Many brandished photos of lost loved ones as they urged the governing Conservatives to hold a national public inquiry into an alarming number of native women in Canada — nearly 600, by one estimate — they fear have fallen prey to violent crime.
Two large display boards adorned with hundreds of felt figures representing aboriginal women served as a backdrop. A sign next to it read, "These women deserve justice."
Laurie Odjick, from the Quebec First Nations community of Kitigan Zibi, clutched an image of her daughter Maisy — missing since the fall of 2008 — as she described the importance of her cause.
"I love these gatherings because I get to meet other families who are going through the same things we are," Odjick said.
"We come here for strength."
The eighth annual gathering in Ottawa, known as the Sisters in Spirit vigil, was one of 216 held across the country and abroad, with other events taking place as far away as Australia, Malaysia and Peru.
New Democrat Leader Tom Mulcair appeared to have some trouble containing his emotions as he addressed the crowd.
"The number of women in the Ottawa area is the same number of native women in Canada," he said. "If you heard that 600 women were murdered or missing in Ottawa do you think we'd have to have demonstrations to get an inquiry?"
Mulcair said the rally was about reminding Canadians that missing aboriginal women is an injustice all Canadians need to address.
It is estimated there are close to 600 cases of missing and murdered aboriginal women in Canada dating back to the 1960s. But the Native Women's Association of Canada says many more cases have gone undocumented.
The exact number remains a mystery. The RCMP says it does not collect data on the ethnicity of missing women.
Connie Greyeyes of Fort St.
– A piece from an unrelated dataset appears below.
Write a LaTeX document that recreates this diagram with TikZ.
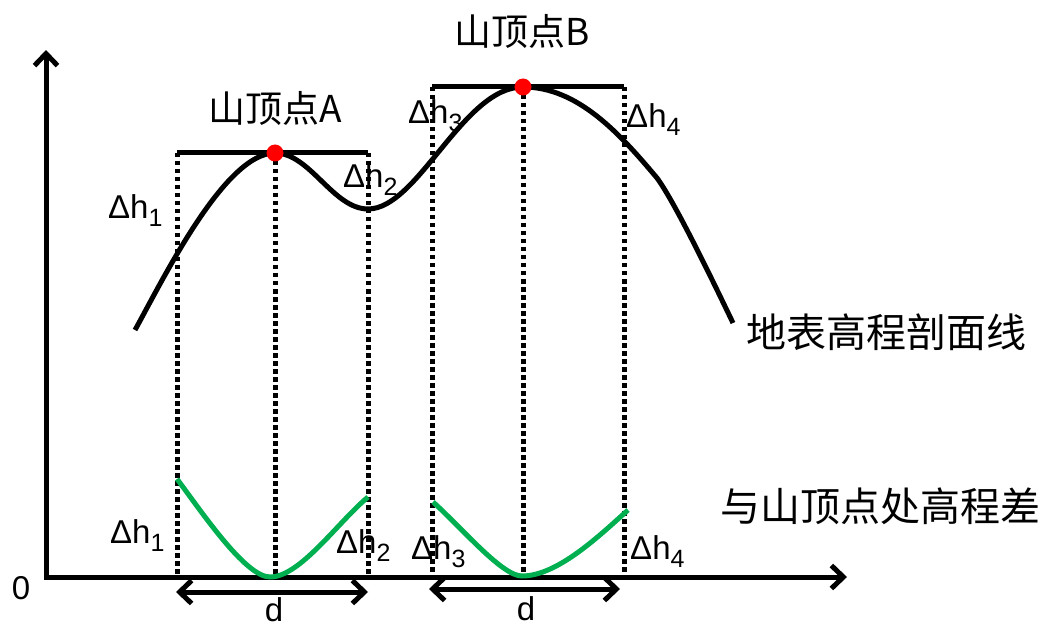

John, B.C., spoke about the countless women in her community that are missing or have been found brutally slain.
See photos of the protest here. Story continues below slideshow
"All these women from Fort St. John that are missing and nobody seems to care," she told the crowd.
"How many marches and vigils and rallies before they go: 'What's going on here?' This is a community of, like, 18 to 20,000 (people) when there's work in the winter. Why is there so many women missing?'"
The vigil on Parliament Hill came as a top United Nations representative was set to arrive in Canada on an official visit to take stock of indigenous rights.
Starting Monday, James Anaya, the UN special rapporteur on indigenous rights, will travel the country to hear from government officials and representatives of the aboriginal community. He is scheduled to hold a news conference in Ottawa on Oct. 15.
It's expected Anaya will discuss the number of missing and murdered aboriginal women and girls during his visit.
Assembly of First Nations National Chief Shawn Atleo said he hopes Anaya's visit will show Canadians some of the horrors and hardships endured by Canada's Aboriginal Peoples.
"What this moment represents, in my view, is a moment to hold a mirror up to the country and reflect back ... real challenges. It's a truth-telling moment, if you will," Atleo said this week.
"I think he is going to bring an international reflection, really critical right now given the fact we've pressed for an agenda with the prime minister, with the country."